- Born: Simon Channing Williams 10 June 1945 Berkshire, England
- Died: 11 April 2009 (aged 63) Cornwall, England

= Simon Channing Williams =

British film producer (1945–2009)

Simon Channing Williams (10 June 1945 – 11 April 2009) was a British film producer. After having worked as a production assistant and producer of TV films and TV series in the 1970s and early 1980s, he and Mike Leigh formed the film production company Thin Man Films in 1988. This company has produced all of Mike Leigh's films since then, among them the double Oscar-winning Topsy-Turvy, the Oscar-nominated Vera Drake and the Palme d'Or-winning Secrets & Lies.

In addition to his collaborations with Mike Leigh, he also produced other films, including teen suicide drama New Year's Day (2001 film) in 1999. He co-produced Nick Love's first film Goodbye Charlie Bright in 2000, and the same year he formed Potboiler Productions with producer Gail Egan (who also works closely with Mike Leigh and has been involved in the production of several of his films). Through Potboiler Productions Channing Williams produced Douglas McGrath's Nicholas Nickleby and Fernando Meirelles' Oscar-winning The Constant Gardener.

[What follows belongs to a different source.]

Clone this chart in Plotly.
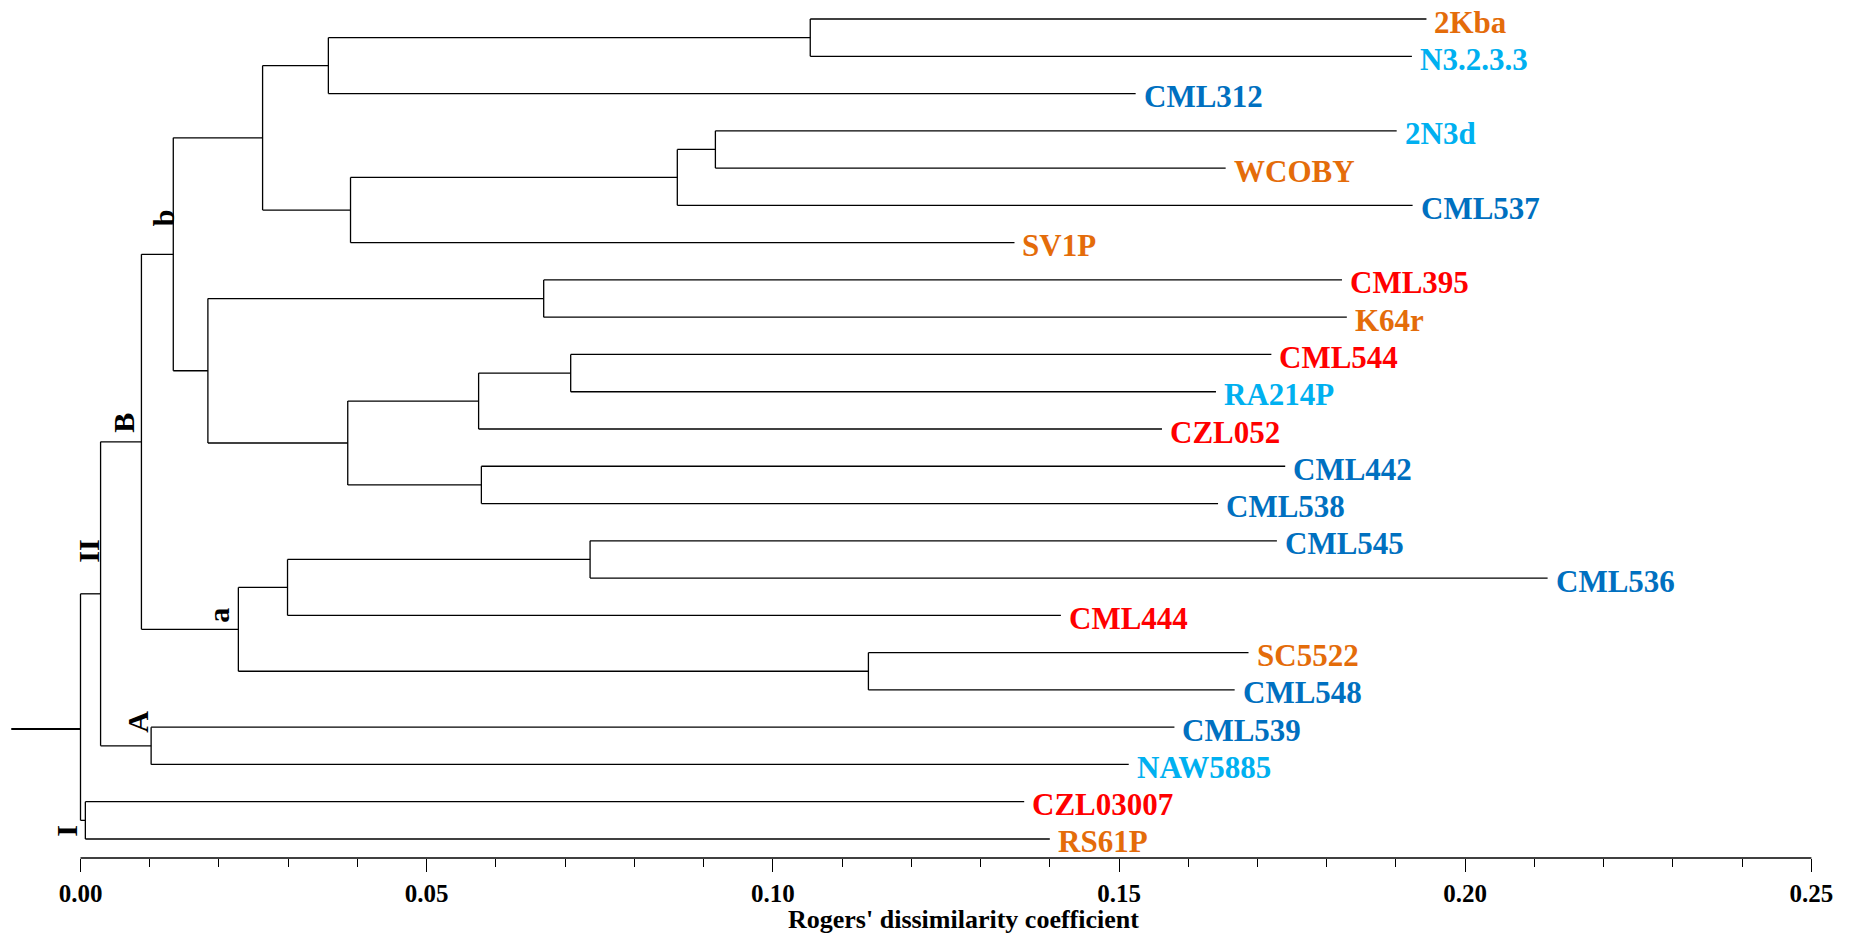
import plotly.graph_objects as go

# ---------------- data ----------------
# leaves, top to bottom
LEAVES = ["2Kba", "N3.2.3.3", "CML312", "2N3d", "WCOBY", "CML537", "SV1P",
          "CML395", "K64r", "CML544", "RA214P", "CZL052", "CML442", "CML538",
          "CML545", "CML536", "CML444", "SC5522", "CML548", "CML539",
          "NAW5885", "CZL03007", "RS61P"]
# cumulative distance at the tip of each leaf branch
LEAF_DIST = [0.1944, 0.1923, 0.1524, 0.1901, 0.1654, 0.1924, 0.1349,
             0.1822, 0.1829, 0.1720, 0.1640, 0.1562, 0.1740, 0.1643,
             0.1728, 0.2119, 0.1416, 0.1687, 0.1667, 0.1580,
             0.1514, 0.1363, 0.1400]
# germplasm group of each leaf
LEAF_GROUP = ["g1", "g2", "g3", "g2", "g1", "g3", "g1",
              "g4", "g1", "g4", "g2", "g4", "g3", "g3",
              "g3", "g3", "g4", "g1", "g3", "g3",
              "g2", "g4", "g1"]
# internal nodes: (name, child 1, child 2, node distance)
NODES = [
    ("n1", "2Kba", "N3.2.3.3", 0.1054),
    ("n2", "n1", "CML312", 0.0358),
    ("n3", "2N3d", "WCOBY", 0.0917),
    ("n4", "n3", "CML537", 0.0862),
    ("n5", "n4", "SV1P", 0.0390),
    ("n6", "n2", "n5", 0.0263),
    ("n7", "CML395", "K64r", 0.0669),
    ("n8", "CML544", "RA214P", 0.0708),
    ("n9", "n8", "CZL052", 0.0575),
    ("n10", "CML442", "CML538", 0.0579),
    ("n11", "n9", "n10", 0.0386),
    ("n12", "n7", "n11", 0.0184),
    ("b", "n6", "n12", 0.0134),
    ("n13", "CML545", "CML536", 0.0736),
    ("n14", "n13", "CML444", 0.0299),
    ("n15", "SC5522", "CML548", 0.1138),
    ("a", "n14", "n15", 0.0228),
    ("B", "b", "a", 0.0088),
    ("A", "CML539", "NAW5885", 0.0102),
    ("II", "B", "A", 0.0029),
    ("I", "CZL03007", "RS61P", 0.0007),
    ("root", "II", "I", 0.0),
]
ROOT_STUB = (-0.0100, 2.95)   # root stub start distance, row position
# cluster labels: (text, distance, row position)
CLUSTER_LABELS = [("b", 0.0119, 16.68), ("B", 0.0062, 11.18), ("II", 0.0011, 7.71),
                  ("a", 0.0199, 6.00), ("A", 0.0082, 3.15), ("I", -0.0020, 0.21)]
TICK_VALS = [0.00, 0.05, 0.10, 0.15, 0.20, 0.25]
TICK_TEXT = ["0.00", "0.05", "0.10", "0.15", "0.20", "0.25"]
MINOR_VALS = [0.01, 0.02, 0.03, 0.04, 0.06, 0.07, 0.08, 0.09, 0.11, 0.12, 0.13,
              0.14, 0.16, 0.17, 0.18, 0.19, 0.21, 0.22, 0.23, 0.24]
X_TITLE = "Rogers' dissimilarity coefficient"

# ---------------- style ----------------
GROUP_COLORS = {"g1": "#E46C0A", "g2": "#00B0F0", "g3": "#0070C0", "g4": "#FF0000"}
FONT = "Liberation Serif, Times New Roman, serif"

# ---------------- build tree geometry ----------------
n = len(LEAVES)
pos_y = {name: n - 1 - i for i, name in enumerate(LEAVES)}
pos_x = {name: d for name, d in zip(LEAVES, LEAF_DIST)}
xs, ys = [], []
for name, c1, c2, d in NODES:
    pos_y[name] = (pos_y[c1] + pos_y[c2]) / 2
    pos_x[name] = d
    # vertical connector
    xs += [d, d, None]
    ys += [pos_y[c1], pos_y[c2], None]
    # horizontal branches
    for c in (c1, c2):
        xs += [d, pos_x[c], None]
        ys += [pos_y[c], pos_y[c], None]

fig = go.Figure()
fig.add_trace(go.Scatter(x=xs, y=ys, mode="lines",
                         line=dict(color="black", width=1.3),
                         hoverinfo="skip", showlegend=False))
fig.add_trace(go.Scatter(x=[ROOT_STUB[0], pos_x["root"]], y=[ROOT_STUB[1], ROOT_STUB[1]],
                         mode="lines", line=dict(color="black", width=2),
                         hoverinfo="skip", showlegend=False))

annotations = []
for name, d, g in zip(LEAVES, LEAF_DIST, LEAF_GROUP):
    annotations.append(dict(x=d, y=pos_y[name], text=name, showarrow=False,
                            xanchor="left", yanchor="middle", xshift=6, yshift=-3,
                            font=dict(family=FONT, size=31, color=GROUP_COLORS[g],
                                      weight="bold")))
for txt, d, yy in CLUSTER_LABELS:
    annotations.append(dict(x=d, y=yy, text=txt, showarrow=False, textangle=-90,
                            xanchor="center", yanchor="middle",
                            font=dict(family=FONT, size=30, color="black",
                                      weight="bold")))
annotations.append(dict(x=0.1275, y=-0.0688, xref="x", yref="paper", text=X_TITLE,
                        showarrow=False, xanchor="center", yanchor="middle",
                        borderpad=0, yshift=-2,
                        font=dict(family=FONT, size=26, color="black", weight="bold")))

x0_px = 80.5
px_per_unit = (1811.4 - 80.5) / 0.25
fig.update_layout(
    width=1860, height=933,
    margin=dict(l=0, r=0, t=0, b=75),
    paper_bgcolor="white", plot_bgcolor="white",
    annotations=annotations,
    shapes=[dict(type="line", xref="x", yref="paper", x0=TICK_VALS[0], x1=TICK_VALS[-1],
                 y0=0, y1=0, line=dict(color="black", width=1.4))],
    xaxis=dict(range=[-x0_px / px_per_unit, (1860 - x0_px) / px_per_unit],
               showgrid=False, zeroline=False, showline=False,
               tickmode="array", tickvals=TICK_VALS, ticktext=TICK_TEXT,
               ticks="outside", ticklen=13, tickwidth=1.3, tickcolor="black",
               tickfont=dict(family=FONT, size=25, color="black", weight="bold"),
               minor=dict(tickmode="array", tickvals=MINOR_VALS, ticks="outside",
                          ticklen=8, tickwidth=1.2, tickcolor="black", showgrid=False)),
    yaxis=dict(range=[-0.51, n - 1 + 0.51], visible=False, showgrid=False,
               zeroline=False),
)

fig.write_html("out.html")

Channing Williams died aged 63, in Cornwall on 11 April 2009, five years after being diagnosed with cancer. Leigh paid tribute saying "His great phrase was 'let's just get on with things' and right almost to the last he was still working. He was a very extraordinary big man and he will be missed universally." Leigh dedicated his 2010 film Another Year to the memory of Simon Channing Williams.

Following Channing Williams' death, Mike Leigh started to collaborate with producer Georgina Lowe, who in 2011 took over Channing Williams' half of Thin Man Films.

A Most Wanted Man was dedicated to both Philip Seymour Hoffman and Simon Channing Williams in the closing credits.